Когда Эллисон улыбается, Уиллем вспоминает, как выглядит восход солнца. Один луч, еще один, а потом ярчайшая вспышка. Восход солнца – одна из тех вещей, которую можно наблюдать всю свою жизнь, и каждый раз восхищаться ею снова. Может быть, поэтому улыбка Эллисон кажется Уиллему такой знакомой. Ведь он видел много восходов.
Нет, не поэтому.
Эллисон тем временем вспоминает обо всем, связанном с Уиллемом. Почему именно он? Все, что она сама или другие ей говорили, – безумное увлечение, романтичный воздух Парижа, хорошая актерская игра или зов плоти, – больше не выдерживает никакой критики. Ведь она помнит все детали, и так ясно, и так по-новому. Ничего из этого не может быть причиной. Даже сам Уиллем не может быть причиной. Дело в Эллисон. В том, какой она может быть с ним.
В тот день все казалось ей таким особенным: она могла быть честной, смелой, может быть, даже немного глупой. В последние несколько недель, которые Эллисон одна провела в Европе, она замечательно всему этому научилась. Теперь она прекрасно знает эту новую себя.
– И меня этот год многому научил, – заключает Эллисон.
Они рассказывают друг другу, что с ними произошло за последнее время. Что-то они оба уже знают. Например, что у Уиллема было сотрясение мозга. Эллисон угадала, что его избили скинхеды; а она тогда сбежала обратно в Лондон. В тот день они так и не успели узнать настоящие имена, полные имена друг друга, не обменялись даже электронной почтой.

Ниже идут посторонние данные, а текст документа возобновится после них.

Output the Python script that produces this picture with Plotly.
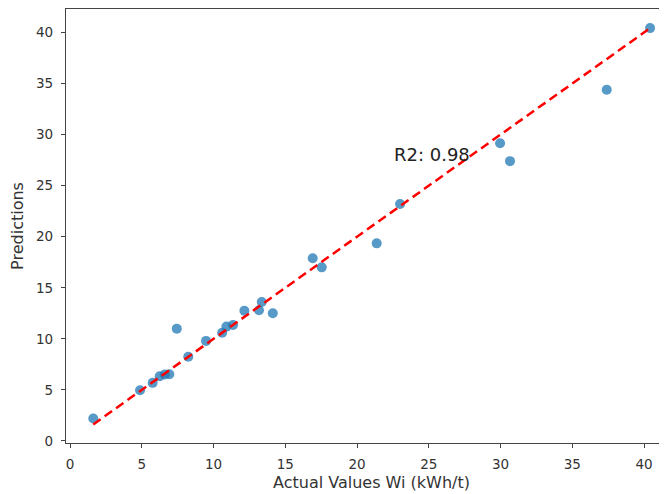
import plotly.graph_objects as go

actual = [1.62, 4.88, 5.76, 6.25, 6.6, 6.92, 7.44, 8.24, 9.48, 10.6, 10.9, 11.36,
          12.15, 13.17, 13.36, 14.13, 16.91, 17.54, 21.37, 23.0, 29.97, 30.66, 37.4, 40.42]
predicted = [2.2, 4.97, 5.69, 6.34, 6.5, 6.54, 11.0, 8.24, 9.8, 10.6, 11.2, 11.35,
             12.75, 12.8, 13.6, 12.5, 17.9, 17.0, 19.35, 23.2, 29.16, 27.4, 34.4, 40.43]
r2_label = "R2: 0.98"
x_title = "Actual Values Wi (kWh/t)"
y_title = "Predictions"
tick_vals = [0, 5, 10, 15, 20, 25, 30, 35, 40]

lo, hi = min(actual), max(actual)

fig = go.Figure()
fig.add_trace(go.Scatter(
    x=actual, y=predicted, mode="markers",
    marker=dict(color="#1f77b4", size=10, opacity=0.75, line=dict(width=0)),
    showlegend=False, cliponaxis=True))
fig.add_trace(go.Scatter(
    x=[lo, hi], y=[lo, hi], mode="lines",
    line=dict(color="#ff0000", width=2.5, dash="9px,5px"),
    showlegend=False))

fig.add_annotation(x=22.45, y=28.1, text=r2_label, showarrow=False,
                   xanchor="left", yanchor="middle",
                   font=dict(family="DejaVu Sans", size=18, color="#222"))

# x-axis title (centred on the full axes box, part of which is off-page)
fig.add_annotation(xref="paper", yref="paper", x=0.509, y=-0.092,
                   text=x_title, showarrow=False, xanchor="center", yanchor="middle",
                   font=dict(family="DejaVu Sans", size=16, color="#333"))

axis_common = dict(
    showgrid=False, zeroline=False, showline=True, linecolor="#444", linewidth=1.2,
    ticks="outside", ticklen=4, tickcolor="#444", tickwidth=1, automargin=False,
    ticklabelstandoff=5,
    tickvals=tick_vals, tickfont=dict(family="DejaVu Sans", size=13.5, color="#333"),
)
fig.update_xaxes(range=[-0.28, 41.6], mirror=True, **axis_common)
fig.update_yaxes(range=[-0.2, 42.3], mirror=False,
                 title=dict(text=y_title, font=dict(family="DejaVu Sans", size=16, color="#333"), standoff=10),
                 **axis_common)

fig.update_layout(
    width=659, height=486,
    margin=dict(l=58, r=0, t=1, b=51),
    plot_bgcolor="white", paper_bgcolor="white",
)
fig.write_html("out.html")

Теперь они это исправляют. (Уиллем Шило Де Руитер. Эллисон Ли Хили.) Эллисон рассказывает Уиллему о письме, которое она написала ему в марте прошлого года, когда наконец позволила себе подумать, что, возможно, не случилось ничего дурного, и, скорее всего, Уиллем все еще ищет ее.
Уиллем же признался Эллисон, что узнал о существовании письма лишь в прошлом месяце. Он пытался его найти и только вчера узнал, что в нем.